Mulher tem que se planejar
A delegada orienta que quando a decisão for tomada, ela tem que ser planejada. “O enfrentamento tem que ser planejado e não inesperado. A mulher tem que se preparar, conseguir uma medida protetiva. Não é assim: acordou pela manhã e vai tomar essas atitudes”.
Em Ribeirão Preto a DDM consegue, em média, 200 medidas protetivas por mês e cerca de 40 ocorrências são registradas por dia. Com essas medidas, o agressor, seja namorado, companheiro, marido ou filho, por exemplos, não podem se aproximar das mulheres. Sobre o número de medidas expedidas, Luciana Renesto afirma que é alto. “Ribeirão tem uma demanda grande e já comporta outra Delegacia da Mulher ou mais policiais aqui”.
Patrulhamento
Em casos mais graves as autoridades policiais realizam um patrulhamento, denominado ‘Patrulha Lei Maria da Penha’. “Fazemos regularmente essa patrulha. Quando detectamos que a medida protetiva tem que ser acompanhada. Mas é claro que não temos rondar todas as casas, por isso ocorrem as patrulhas inesperadas e o homem fica desconfiado, porque ele sabe que a qualquer momento a polícia passa pelo local onde a mulher está. Isso tem funcionado super bem. Temos que dizer que nem sempre o homem é violentíssimo e ele respeita a medida, pois se não respeitar, vai ser preso”, salienta a delegada.
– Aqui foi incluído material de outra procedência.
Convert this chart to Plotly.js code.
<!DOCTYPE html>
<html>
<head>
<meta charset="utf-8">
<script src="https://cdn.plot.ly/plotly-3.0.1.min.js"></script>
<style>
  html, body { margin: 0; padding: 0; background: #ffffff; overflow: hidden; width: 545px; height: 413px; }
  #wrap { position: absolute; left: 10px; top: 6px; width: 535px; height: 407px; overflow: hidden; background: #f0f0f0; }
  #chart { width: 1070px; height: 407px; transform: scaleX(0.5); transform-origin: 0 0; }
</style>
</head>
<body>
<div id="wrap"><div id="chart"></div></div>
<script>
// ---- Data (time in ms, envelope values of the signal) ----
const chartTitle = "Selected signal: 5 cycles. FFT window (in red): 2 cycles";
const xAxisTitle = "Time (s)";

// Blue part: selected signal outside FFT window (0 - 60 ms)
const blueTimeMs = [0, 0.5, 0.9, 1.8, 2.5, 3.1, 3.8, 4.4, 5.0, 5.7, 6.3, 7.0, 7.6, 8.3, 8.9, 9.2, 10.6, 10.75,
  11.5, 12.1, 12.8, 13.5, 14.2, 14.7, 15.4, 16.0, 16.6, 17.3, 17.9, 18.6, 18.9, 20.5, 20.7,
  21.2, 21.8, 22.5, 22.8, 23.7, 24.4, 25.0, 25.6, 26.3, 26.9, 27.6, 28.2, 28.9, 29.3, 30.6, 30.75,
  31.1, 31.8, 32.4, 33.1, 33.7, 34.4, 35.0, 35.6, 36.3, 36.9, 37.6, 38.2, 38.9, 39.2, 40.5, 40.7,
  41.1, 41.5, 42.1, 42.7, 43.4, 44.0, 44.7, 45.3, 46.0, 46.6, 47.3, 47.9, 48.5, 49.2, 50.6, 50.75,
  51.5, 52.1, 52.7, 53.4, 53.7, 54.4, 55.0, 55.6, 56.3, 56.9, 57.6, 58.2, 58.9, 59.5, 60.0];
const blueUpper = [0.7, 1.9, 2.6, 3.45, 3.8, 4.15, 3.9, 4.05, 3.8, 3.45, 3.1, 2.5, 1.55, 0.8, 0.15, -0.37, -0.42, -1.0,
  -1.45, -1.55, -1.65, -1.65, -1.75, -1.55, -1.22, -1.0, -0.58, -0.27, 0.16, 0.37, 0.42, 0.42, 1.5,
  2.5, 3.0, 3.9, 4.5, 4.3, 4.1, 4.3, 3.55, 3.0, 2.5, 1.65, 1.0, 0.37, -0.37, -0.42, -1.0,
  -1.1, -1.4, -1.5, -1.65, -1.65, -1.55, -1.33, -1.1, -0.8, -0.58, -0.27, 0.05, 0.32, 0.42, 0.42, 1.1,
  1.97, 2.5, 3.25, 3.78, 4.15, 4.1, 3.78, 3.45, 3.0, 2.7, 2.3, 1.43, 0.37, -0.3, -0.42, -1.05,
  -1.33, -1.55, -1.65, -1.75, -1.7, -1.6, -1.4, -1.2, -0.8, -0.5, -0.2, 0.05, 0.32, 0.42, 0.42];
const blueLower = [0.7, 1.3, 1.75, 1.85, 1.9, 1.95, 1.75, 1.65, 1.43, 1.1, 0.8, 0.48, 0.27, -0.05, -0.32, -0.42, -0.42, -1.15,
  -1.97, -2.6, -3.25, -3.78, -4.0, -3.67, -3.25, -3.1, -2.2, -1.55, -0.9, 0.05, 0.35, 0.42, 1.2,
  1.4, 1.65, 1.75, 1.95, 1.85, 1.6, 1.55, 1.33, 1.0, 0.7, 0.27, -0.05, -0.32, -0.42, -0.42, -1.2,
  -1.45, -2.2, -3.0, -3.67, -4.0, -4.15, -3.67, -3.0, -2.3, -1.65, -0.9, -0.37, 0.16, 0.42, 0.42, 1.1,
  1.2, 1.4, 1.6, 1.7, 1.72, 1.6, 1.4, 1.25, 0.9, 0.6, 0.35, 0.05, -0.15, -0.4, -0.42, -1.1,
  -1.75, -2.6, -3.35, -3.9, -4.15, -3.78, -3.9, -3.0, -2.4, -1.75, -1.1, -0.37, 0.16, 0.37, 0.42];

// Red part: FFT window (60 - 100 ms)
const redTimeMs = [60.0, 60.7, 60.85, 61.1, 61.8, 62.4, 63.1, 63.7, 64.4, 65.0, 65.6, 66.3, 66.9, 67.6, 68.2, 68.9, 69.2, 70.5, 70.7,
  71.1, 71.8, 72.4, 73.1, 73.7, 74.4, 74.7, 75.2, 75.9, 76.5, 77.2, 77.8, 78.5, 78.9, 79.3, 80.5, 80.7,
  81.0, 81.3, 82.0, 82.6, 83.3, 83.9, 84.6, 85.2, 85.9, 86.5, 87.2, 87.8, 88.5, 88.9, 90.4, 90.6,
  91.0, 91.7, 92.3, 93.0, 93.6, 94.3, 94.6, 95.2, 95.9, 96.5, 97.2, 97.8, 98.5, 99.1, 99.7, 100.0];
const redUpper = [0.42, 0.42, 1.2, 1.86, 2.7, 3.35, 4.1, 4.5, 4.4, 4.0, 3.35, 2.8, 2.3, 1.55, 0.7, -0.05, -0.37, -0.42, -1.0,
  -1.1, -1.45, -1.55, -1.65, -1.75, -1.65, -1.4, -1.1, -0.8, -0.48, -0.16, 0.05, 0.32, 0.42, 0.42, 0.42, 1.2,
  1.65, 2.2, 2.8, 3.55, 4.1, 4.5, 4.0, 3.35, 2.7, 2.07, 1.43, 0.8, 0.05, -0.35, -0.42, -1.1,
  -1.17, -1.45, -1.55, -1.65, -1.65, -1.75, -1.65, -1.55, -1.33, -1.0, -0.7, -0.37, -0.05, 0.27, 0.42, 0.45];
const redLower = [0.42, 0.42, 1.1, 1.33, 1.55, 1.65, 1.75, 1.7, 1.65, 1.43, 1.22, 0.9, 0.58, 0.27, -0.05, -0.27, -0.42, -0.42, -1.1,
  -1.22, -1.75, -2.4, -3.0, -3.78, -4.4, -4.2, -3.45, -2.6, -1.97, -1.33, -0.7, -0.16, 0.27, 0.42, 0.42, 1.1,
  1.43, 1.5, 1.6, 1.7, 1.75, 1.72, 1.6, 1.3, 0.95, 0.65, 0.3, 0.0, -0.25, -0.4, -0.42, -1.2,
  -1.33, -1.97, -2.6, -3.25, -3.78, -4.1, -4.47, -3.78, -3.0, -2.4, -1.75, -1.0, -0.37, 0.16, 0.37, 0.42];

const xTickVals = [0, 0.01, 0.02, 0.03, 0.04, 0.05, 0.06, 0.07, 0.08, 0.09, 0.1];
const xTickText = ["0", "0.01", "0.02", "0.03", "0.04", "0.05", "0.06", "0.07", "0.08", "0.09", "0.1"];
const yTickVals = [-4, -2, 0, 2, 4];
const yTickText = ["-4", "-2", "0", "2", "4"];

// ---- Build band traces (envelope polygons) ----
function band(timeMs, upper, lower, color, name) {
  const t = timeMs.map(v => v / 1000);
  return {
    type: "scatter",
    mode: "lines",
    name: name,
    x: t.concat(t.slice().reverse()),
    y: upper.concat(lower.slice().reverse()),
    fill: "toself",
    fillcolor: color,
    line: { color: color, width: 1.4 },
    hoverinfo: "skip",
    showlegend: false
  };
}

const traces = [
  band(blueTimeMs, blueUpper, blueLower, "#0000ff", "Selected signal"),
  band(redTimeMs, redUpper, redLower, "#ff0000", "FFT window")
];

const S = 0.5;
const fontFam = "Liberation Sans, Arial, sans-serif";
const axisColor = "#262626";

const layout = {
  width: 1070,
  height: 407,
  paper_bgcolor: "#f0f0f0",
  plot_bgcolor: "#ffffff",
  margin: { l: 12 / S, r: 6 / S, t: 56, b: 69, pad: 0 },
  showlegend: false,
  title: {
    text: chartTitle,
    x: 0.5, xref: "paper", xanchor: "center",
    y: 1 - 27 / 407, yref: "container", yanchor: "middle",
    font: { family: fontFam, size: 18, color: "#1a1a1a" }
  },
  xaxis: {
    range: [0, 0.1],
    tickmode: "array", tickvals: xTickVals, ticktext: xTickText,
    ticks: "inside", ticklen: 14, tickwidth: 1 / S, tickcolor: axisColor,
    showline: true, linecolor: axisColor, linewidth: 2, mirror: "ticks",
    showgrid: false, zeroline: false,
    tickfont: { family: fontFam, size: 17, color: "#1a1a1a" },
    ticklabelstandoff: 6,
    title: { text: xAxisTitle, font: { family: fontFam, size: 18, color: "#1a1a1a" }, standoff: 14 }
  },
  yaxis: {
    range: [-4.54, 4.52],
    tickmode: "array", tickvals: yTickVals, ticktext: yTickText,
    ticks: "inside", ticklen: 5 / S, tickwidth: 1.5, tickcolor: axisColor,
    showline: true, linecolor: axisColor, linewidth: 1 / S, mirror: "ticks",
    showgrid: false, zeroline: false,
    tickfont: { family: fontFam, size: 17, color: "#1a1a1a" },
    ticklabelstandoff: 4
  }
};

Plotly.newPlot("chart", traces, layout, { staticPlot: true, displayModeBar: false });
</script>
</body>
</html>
O descumprimento da medida protetiva dá flagrante inafiançável. “Ele vai preso mesmo. Não tem fiança. Olha que curioso: se o cara bater numa mulher, ele tem fiança. Se desrespeitar a medida, ele vai preso. E se tem um flagrante que eu gosto de fazer é de descumprimento de medidas protetivas. O cara já foi advertido, já agrediu ou ameaçou e faz de novo. Ele não desrespeita não só a mulher, mas a instituição Polícia Civil e o Judiciário. E têm acontecido os dois, o respeito às medidas e as prisões por desrespeito”, observa Luciana Renesto.
A titular da DDM deixa um recado para as mulheres que são vítimas e ainda não tentaram mudar. “Nós temos condições de ajudar e estamos empenhadas em combater a violência contra a mulher. Meu sonho de consumo é não precisar de delegacia especializada para mulher, mas hoje é necessário”, finaliza.
O que é Feminicídio
O crime de feminicídio está previsto na legislação desde a entrada em vigor da Lei nº 13.104/2015, que alterou o art. 121 do Código Penal (Decreto-Lei nº 2.848/1940), para prever o feminicídio como circunstância qualificadora do crime de homicídio. Assim, o assassinato de uma mulher cometido por razões da condição de sexo feminino, isto é, quando o crime envolve: “violência doméstica e familiar e/ou menosprezo ou discriminação à condição de mulher”.
Ou seja, feminicídio é o assassinato de uma mulher pela condição de ser mulher. Suas motivações mais usuais são o ódio, o desprezo ou o sentimento de perda do controle e da propriedade sobre as mulheres, comuns em sociedades marcadas pela associação de papéis discriminatórios ao feminino, como é o caso brasileiro.
“Alguns pensam que é só quando companheiro ou namorado mata uma mulher, não é. É quando ela, mulher, é vítima pela condição de ser mulher”, esclarece a delegada da Delegacia da Defesa da Mulher (DDM), Luciana Renesto Ruivo.
Brasil é um dos líderes em violência contra a mulher
O Brasil ocupa o 5º lugar no ranking mundial de Feminicídio, segundo o Alto Comissariado das Nações Unidas pra os Direitos Humanos (ACNUDH). O país só perde para El Salvador, Colômbia, Guatemala e Rússia em número de casos de assassinato de mulheres. Em comparação com países desenvolvidos, os brasileiros matam 48 vezes mais mulheres que o Reino Unido, 24 vezes mais que a Dinamarca e 16 vezes mais que o Japão ou Escócia. O Mapa da Violência do Conselho Nacional de Justiça (CNJ) mostra que o número de mulheres assassinadas aumentou no Brasil. Entre 2003 e 2013, passou de 3.937 casos para 4.762 mortes. Em 2016, uma mulher foi assassinada a cada duas horas no país.